Housing was one of the main topics of choice with the pending home sales slowing, but the overall data was still positive for the housing sector. We can cut this up so many different pieces, but lets keep it to the major ideas. First, homebuilders (ITB) are the simple way to play the new home portion of the housing sector. The challenge is how far they have moved, and there are some of the headwinds facing the builders going forward. Simply put… labor costs are rising as a result of shortage, material costs are rising as a result of shortage, land held by builders to develop is low, financing to buy more land is a bigger challenge, financing to build the homes is another equal challenge and new to the lis of concerns, interest rates are rising. I would expect the upside to still be attractive to the homebuilders, but it could see slower growth and experience more volatility.
Second, banks stand to benefit from both new and existing home sales. They will provide the new mortgages to finance those sales and if rates continue to rise they will earn more on the spread going forward. Rising home prices, which were positive on Wednesday, will help the foreclosures on the books of the banks and raise value of existing assets, etc. Banks are definitely a benefactor in the expansion of the housing market. If residential real estate is turning to the upside, I would expect a continued turn for the better in commercial real estate as rents rise and occupancy rate decline. Bank of America, Suntrust and Morgan Stanley all have opportunities in the space. KBE, SPDR Bank ETF and KRE, SPDR Regional Bank ETF both will benefit from the sector opportunities.

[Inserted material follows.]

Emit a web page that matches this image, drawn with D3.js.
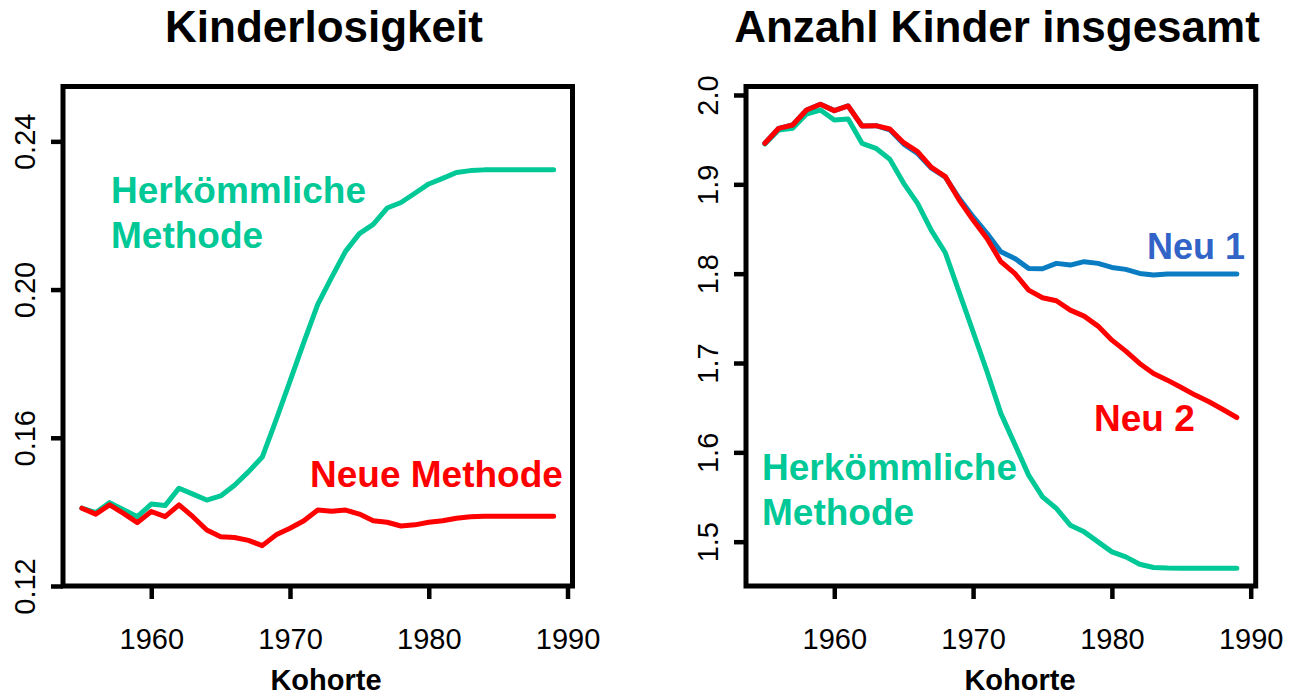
<!DOCTYPE html>
<html>
<head>
<meta charset="utf-8">
<script src="https://cdn.jsdelivr.net/npm/d3@7"></script>
<style>
  body { margin: 0; background: #fff; }
  text { font-family: "Liberation Sans", Arial, Helvetica, sans-serif; }
</style>
</head>
<body>
<div id="chart"></div>
<script>
// Kohorten 1955 - 1989
var years = d3.range(1955, 1990);

// Kinderlosigkeit (Anteil)
var kinderlosHerk = [0.1410, 0.1398, 0.1425, 0.1406, 0.1387, 0.1421, 0.1417, 0.1464, 0.1448, 0.1432,
    0.1443, 0.1472, 0.1508, 0.1548, 0.1648, 0.1753, 0.1858, 0.1960, 0.2033, 0.2103,
    0.2151, 0.2176, 0.2220, 0.2235, 0.2260, 0.2285, 0.2300, 0.2316, 0.2321, 0.2323,
    0.2323, 0.2323, 0.2323, 0.2323, 0.2323];
var kinderlosNeu = [0.1410, 0.1394, 0.1419, 0.1396, 0.1371, 0.1401, 0.1387, 0.1419, 0.1387, 0.1351,
    0.1333, 0.1331, 0.1323, 0.1309, 0.1338, 0.1356, 0.1376, 0.1405, 0.1402, 0.1405,
    0.1394, 0.1376, 0.1372, 0.1362, 0.1365, 0.1372, 0.1376, 0.1383, 0.1387, 0.1388,
    0.1388, 0.1388, 0.1388, 0.1388, 0.1388];

// Anzahl Kinder insgesamt
var kinderHerk = [1.9452, 1.9608, 1.9627, 1.9787, 1.9832, 1.9720, 1.9731, 1.9459, 1.9403, 1.9280,
    1.9011, 1.8787, 1.8481, 1.8234, 1.7790, 1.7350, 1.6905, 1.6436, 1.6092, 1.5745,
    1.5502, 1.5372, 1.5185, 1.5110, 1.4998, 1.4886, 1.4830, 1.4748, 1.4711, 1.4705,
    1.4703, 1.4703, 1.4703, 1.4703, 1.4703];
var kinderNeu1 = [1.9459, 1.9627, 1.9664, 1.9832, 1.9896, 1.9825, 1.9877, 1.9653, 1.9657, 1.9610,
    1.9450, 1.9345, 1.9180, 1.9080, 1.8843, 1.8638, 1.8451, 1.8246, 1.8171, 1.8059,
    1.8055, 1.8115, 1.8096, 1.8134, 1.8115, 1.8070, 1.8048, 1.8003, 1.7984, 1.7995,
    1.7995, 1.7995, 1.7995, 1.7995, 1.7995];
var kinderNeu2 = [1.9459, 1.9627, 1.9664, 1.9832, 1.9896, 1.9825, 1.9877, 1.9653, 1.9657, 1.9619,
    1.9466, 1.9365, 1.9190, 1.9086, 1.8824, 1.8600, 1.8395, 1.8134, 1.8003, 1.7816,
    1.7730, 1.7697, 1.7592, 1.7525, 1.7413, 1.7256, 1.7133, 1.6995, 1.6883, 1.6808,
    1.6726, 1.6641, 1.6566, 1.6480, 1.6390];

var xTicks = [1960, 1970, 1980, 1990];
var yTicksLeft = [0.12, 0.16, 0.20, 0.24];
var yTicksRight = [1.5, 1.6, 1.7, 1.8, 1.9, 2.0];

var teal = "#00c896", red = "#ff0000", blueLine = "#0a7cc2", blueText = "#3264c8";

var svg = d3.select("#chart")
    .append("svg")
    .attr("width", 1301)
    .attr("height", 697);

function panel(opt) {
    var x = d3.scaleLinear().domain([1953.64, 1990.36]).range([opt.left, opt.right]);
    var y = d3.scaleLinear().domain(opt.yDomain).range([586, 86.5]);
    var g = svg.append("g");

    // x axis
    var xAxis = g.append("g")
        .attr("transform", "translate(0,586)")
        .call(d3.axisBottom(x).tickValues(xTicks).tickFormat(d3.format("d")).tickSize(13).tickPadding(29));
    xAxis.select(".domain").remove();
    xAxis.selectAll(".tick line").attr("stroke-width", 4.5);
    xAxis.selectAll(".tick text")
        .style("font-size", "29px")
        .attr("fill", "#000");

    // y axis, rotated labels
    var yAxis = g.append("g")
        .attr("transform", "translate(" + opt.left + ",0)")
        .call(d3.axisLeft(y).tickValues(opt.yTicks).tickFormat(opt.yFormat).tickSize(12));
    yAxis.select(".domain").remove();
    yAxis.selectAll(".tick line").attr("stroke-width", 4.5);
    yAxis.selectAll(".tick text")
        .attr("x", 0).attr("dy", null)
        .attr("transform", "translate(-28,0) rotate(-90)")
        .attr("text-anchor", "middle")
        .style("font-size", "29px")
        .attr("fill", "#000");

    var line = d3.line()
        .x(function (d, i) { return x(years[i]); })
        .y(function (d) { return y(d); });

    opt.series.forEach(function (s) {
        g.append("path")
            .datum(s.values)
            .attr("d", line)
            .attr("fill", "none")
            .attr("stroke", s.color)
            .attr("stroke-width", 5)
            .attr("stroke-linejoin", "round")
            .attr("stroke-linecap", "round");
    });

    // box
    g.append("rect")
        .attr("x", opt.left).attr("y", 86.5)
        .attr("width", opt.right - opt.left).attr("height", 586 - 86.5)
        .attr("fill", "none")
        .attr("stroke", "#000")
        .attr("stroke-width", 5);

    g.append("text")
        .attr("x", opt.titleX).attr("y", 42)
        .attr("text-anchor", "middle")
        .style("font-size", "44px").style("font-weight", "bold")
        .text(opt.title);

    g.append("text")
        .attr("x", opt.xLabelX).attr("y", 690)
        .attr("text-anchor", "middle")
        .style("font-size", "29px").style("font-weight", "bold")
        .text("Kohorte");

    opt.labels.forEach(function (l) {
        var t = g.append("text")
            .attr("x", l.x).attr("y", l.y)
            .attr("fill", l.color)
            .style("font-size", l.size + "px").style("font-weight", "bold");
        l.lines.forEach(function (s, i) {
            t.append("tspan").attr("x", l.x).attr("dy", i === 0 ? 0 : 44.5).text(s);
        });
    });
}

panel({
    left: 63, right: 572.5,
    yDomain: [0.12, 0.2548],
    yTicks: yTicksLeft,
    yFormat: d3.format(".2f"),
    title: "Kinderlosigkeit", titleX: 324, xLabelX: 326,
    series: [
        { values: kinderlosHerk, color: teal },
        { values: kinderlosNeu, color: red }
    ],
    labels: [
        { lines: ["Herkömmliche", "Methode"], x: 111, y: 203, color: teal, size: 37 },
        { lines: ["Neue Methode"], x: 310, y: 487, color: red, size: 37 }
    ]
});

panel({
    left: 746, right: 1255.7,
    yDomain: [1.4504, 2.0095],
    yTicks: yTicksRight,
    yFormat: d3.format(".1f"),
    title: "Anzahl Kinder insgesamt", titleX: 997, xLabelX: 1020,
    series: [
        { values: kinderHerk, color: teal },
        { values: kinderNeu1, color: blueLine },
        { values: kinderNeu2, color: red }
    ],
    labels: [
        { lines: ["Neu 1"], x: 1147, y: 259, color: blueText, size: 36 },
        { lines: ["Neu 2"], x: 1094, y: 431, color: red, size: 37 },
        { lines: ["Herkömmliche", "Methode"], x: 762, y: 480, color: teal, size: 37 }
    ]
});
</script>
</body>
</html>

A weaker dollar drew plenty of headlines on Thursday as well. Why the sudden turn in the dollar from the move higher over the last four weeks? My conclusion is the Federal Reserve doing and saying everything possible to assure the markets and the world that they will continue to fund the stimulus at $85 billion per month. As the markets develop confidence the logical reaction is a weaker dollar? Maybe not logical, but it definitely a side effect. The obvious play on this move would be to short the dollar or use UDN, PowerShares Bearish Dollar ETF. The other side of this move is to consider what is impacted? Commodities for one, such as crude oil. On Thursday crude sold lower as a result of the inventory data showing weak demand, but then oil rallied back on the weakness in the dollar. Watch the commodities. Other currencies will benefit such as the euro (FXE), canadian dollar (FXC) and the yen (FXY) for example.
Gold was another headline grabber on the day with a bounce of 1.5% to $1412 per ounce. That is also short term resistance for the metal and brings the downtrend line into play. There are plenty of gold bugs who would love for the bounce to find strength enough to move higher. The help came from the confidence discussed above, the Fed will stay fully engaged in QE infinity. Too much money leads to inflation… right? The more believable this is not just for the Fed, but the central banks around the world, the more the inflation worry could drive gold prices higher. A word of caution is the expiration of the futures contracts today. Again, the obvious benefactor to this is the gold miners (GDX). The price of gold moving lower has pushed the miners valuations below the value of the gold they own or value in the ground. They will rally the most if the move in gold has legs on the upside.
There were plenty of other news items on Thursday that may impact sectors of the market and they are all worth putting on a watch list and finding those that pan out and provide the best opportunities.